Hum. I think if most of the intended audience of 'Sucker Punch' watched 'Birds of Prey', they'd be really disappointed. The former is wank fodder for teens with a really dark plot and lots of mindless action. I can't think of any similarities between the two save maybe one: I think a point you're trying to make here is 'Birds of Prey is style over substance', which I would probably agree with.
they both rely heavily on meta-style.
Look at SP for example; Babydoll, the protagonist, she'named Babydoll, looks like a baby doll, has the dripping submissive sexyness that most incels dream of, but, she's also a badass, WITH A KATANA. And has 2 companions who also are built out of picking all the baddest bestest traits you can find on social media. Nobody is down to earth here, everyone is the epitome of a completely synthetic character.
You can draw parallels with characters such as General Grevious (lol). First, he's actually named "grevious". He's a robot, because that's badass. He's got an evil looking face because obviously that's badass, and he's got four arms, and not only does he wield four lightsabers, but his arms can windmill - making him and unstoppable whirlwind of death! (oh and he's got a cloak too).
How much more can you throw in every exaggerated characteristic you can think of. WHy not have body spikes, a prehensile tail made of razorblades, no, ELECTRIFIED razorblades, A GUN THAT SHOOTS GUNS.
SP is in a way more subdued in the amount of shit it throws at the screen. After having the protagonist teleported in an ancient arena to fight a gigantic samurai, it doesn't really need any more than that, and it gives us time to absorb all the various meta that scene contains.
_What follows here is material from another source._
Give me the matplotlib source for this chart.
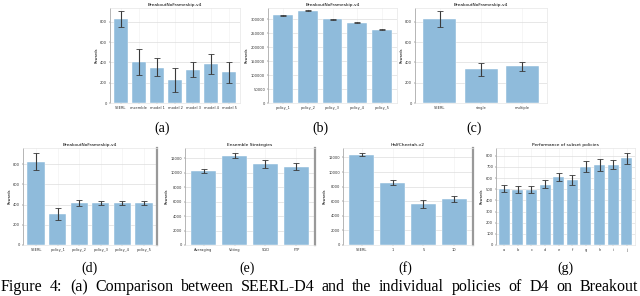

I would still argue that it's too much meta, but BOP (or rather, BoP:&TFEO1HQ) has waaaaaaaaaaay more than that. It's style change after style change after style change after style change and 3 seconds cameos and cutaways and multimedia compositions and everything else that's the personification of ADHD. They probably described this film as a rollercoaster of emotions, but, can we really follow along for the ride? Was this film meant for humans?
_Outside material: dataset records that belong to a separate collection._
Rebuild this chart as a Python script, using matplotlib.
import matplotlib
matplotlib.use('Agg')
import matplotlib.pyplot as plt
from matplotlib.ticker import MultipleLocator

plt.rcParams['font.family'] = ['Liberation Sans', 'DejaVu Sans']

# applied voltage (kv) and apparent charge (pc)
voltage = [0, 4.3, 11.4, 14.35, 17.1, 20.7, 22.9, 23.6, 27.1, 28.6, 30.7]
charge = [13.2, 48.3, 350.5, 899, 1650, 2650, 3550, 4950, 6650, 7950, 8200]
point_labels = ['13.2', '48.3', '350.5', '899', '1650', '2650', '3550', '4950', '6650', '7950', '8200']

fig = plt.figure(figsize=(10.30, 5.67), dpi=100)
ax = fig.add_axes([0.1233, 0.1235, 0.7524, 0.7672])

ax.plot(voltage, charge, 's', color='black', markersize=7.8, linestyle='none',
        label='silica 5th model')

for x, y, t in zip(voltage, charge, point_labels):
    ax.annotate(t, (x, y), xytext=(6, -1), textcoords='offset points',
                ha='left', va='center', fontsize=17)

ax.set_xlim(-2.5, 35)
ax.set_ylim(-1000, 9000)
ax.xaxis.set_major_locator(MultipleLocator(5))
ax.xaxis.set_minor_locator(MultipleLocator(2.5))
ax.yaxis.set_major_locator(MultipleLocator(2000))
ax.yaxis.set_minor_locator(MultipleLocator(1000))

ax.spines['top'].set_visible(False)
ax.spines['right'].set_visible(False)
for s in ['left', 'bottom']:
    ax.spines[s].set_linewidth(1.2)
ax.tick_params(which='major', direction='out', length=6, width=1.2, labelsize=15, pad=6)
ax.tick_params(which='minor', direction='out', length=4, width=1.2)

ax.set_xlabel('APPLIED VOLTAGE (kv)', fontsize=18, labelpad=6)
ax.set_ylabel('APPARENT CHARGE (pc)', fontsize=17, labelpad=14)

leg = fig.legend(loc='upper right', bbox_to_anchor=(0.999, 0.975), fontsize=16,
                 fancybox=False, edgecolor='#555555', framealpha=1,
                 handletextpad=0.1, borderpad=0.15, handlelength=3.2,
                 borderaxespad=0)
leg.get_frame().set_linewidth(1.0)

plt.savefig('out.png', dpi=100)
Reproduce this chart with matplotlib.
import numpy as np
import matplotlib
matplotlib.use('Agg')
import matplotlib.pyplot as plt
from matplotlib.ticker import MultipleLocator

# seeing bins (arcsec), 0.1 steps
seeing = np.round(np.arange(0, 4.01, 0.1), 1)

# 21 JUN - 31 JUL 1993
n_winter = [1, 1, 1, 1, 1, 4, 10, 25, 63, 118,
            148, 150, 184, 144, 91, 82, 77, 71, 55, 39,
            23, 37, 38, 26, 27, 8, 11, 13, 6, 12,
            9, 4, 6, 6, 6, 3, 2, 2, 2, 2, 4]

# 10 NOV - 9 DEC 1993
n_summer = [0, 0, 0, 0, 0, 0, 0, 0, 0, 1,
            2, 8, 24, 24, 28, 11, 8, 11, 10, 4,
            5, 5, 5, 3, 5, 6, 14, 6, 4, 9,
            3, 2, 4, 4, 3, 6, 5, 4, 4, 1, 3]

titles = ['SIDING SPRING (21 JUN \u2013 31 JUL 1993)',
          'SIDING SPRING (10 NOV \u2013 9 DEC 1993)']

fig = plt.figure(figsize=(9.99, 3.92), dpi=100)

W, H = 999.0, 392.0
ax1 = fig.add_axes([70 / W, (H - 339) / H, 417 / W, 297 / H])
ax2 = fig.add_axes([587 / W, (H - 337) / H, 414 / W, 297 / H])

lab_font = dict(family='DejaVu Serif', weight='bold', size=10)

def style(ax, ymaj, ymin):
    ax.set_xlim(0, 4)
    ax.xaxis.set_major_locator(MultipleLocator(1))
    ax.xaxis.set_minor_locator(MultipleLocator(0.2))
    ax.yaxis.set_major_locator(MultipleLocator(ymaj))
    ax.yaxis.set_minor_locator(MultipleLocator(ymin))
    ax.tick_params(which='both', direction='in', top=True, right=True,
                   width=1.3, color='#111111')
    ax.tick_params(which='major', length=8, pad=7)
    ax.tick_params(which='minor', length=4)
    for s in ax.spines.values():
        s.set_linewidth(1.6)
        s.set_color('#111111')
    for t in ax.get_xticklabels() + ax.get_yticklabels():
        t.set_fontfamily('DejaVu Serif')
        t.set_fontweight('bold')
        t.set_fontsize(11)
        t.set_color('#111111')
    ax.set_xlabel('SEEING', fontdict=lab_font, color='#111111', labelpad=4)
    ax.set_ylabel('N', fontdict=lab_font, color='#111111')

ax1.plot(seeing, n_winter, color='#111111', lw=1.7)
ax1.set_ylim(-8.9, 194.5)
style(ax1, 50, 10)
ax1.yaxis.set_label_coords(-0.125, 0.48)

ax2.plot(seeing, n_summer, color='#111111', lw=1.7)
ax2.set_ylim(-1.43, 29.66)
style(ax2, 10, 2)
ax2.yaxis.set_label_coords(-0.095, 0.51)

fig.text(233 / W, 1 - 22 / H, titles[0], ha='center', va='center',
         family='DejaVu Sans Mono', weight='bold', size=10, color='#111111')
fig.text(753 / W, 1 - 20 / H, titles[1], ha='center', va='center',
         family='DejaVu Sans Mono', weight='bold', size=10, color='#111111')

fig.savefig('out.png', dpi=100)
You like The Fifth Element, right?
You know that scene where they introduce Ruby Rhod?
this scene is meant as a comic relief interval in the otherwise straight (if not too straight) action scifi of the rest of teh film. Sure, the characters are a bit over the top, but essentially it's Steve Dallas the straight hero must help damsel in distress Lelo get to the mcguffin to save the world from impending doom. Evil police forces try to stop them, so they must evade them, and then final confrontation with EvilGuy(tm).
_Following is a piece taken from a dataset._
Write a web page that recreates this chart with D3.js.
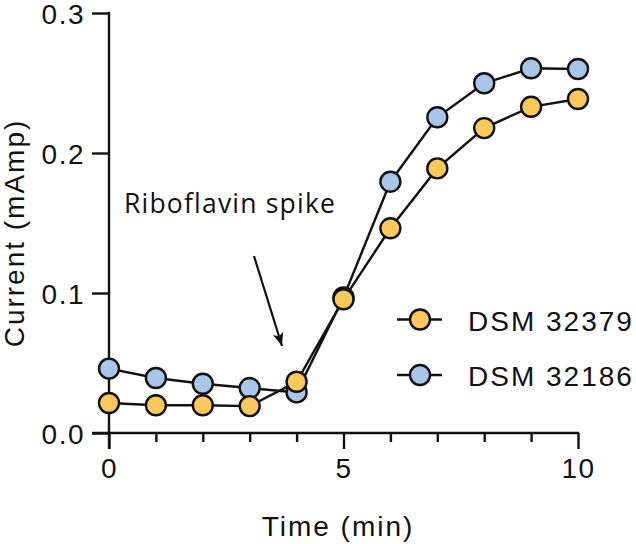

Imagine you take this scene, compress it a bit, and, that's ONE scene from your film. And then you proceed to have every next scene be just as weird, over-costumed, over-produced, visual bullshit.
In BOP, the egg sandwich scene is pretty darn good, if it has been made a bit more realistic, a bit more human, we could maybe appreciate it more. Quirky filmmaking technique is meant to punctuate a film, not be everything that film's made of, which is what BOP is. It's a collage of weird filmmaking techniques and overproduced scenes, specifically designed for the ADD crowd who want to blitz their prefrontal lobe on echo chamber meta.
It's like watching pron on six screens while on coke.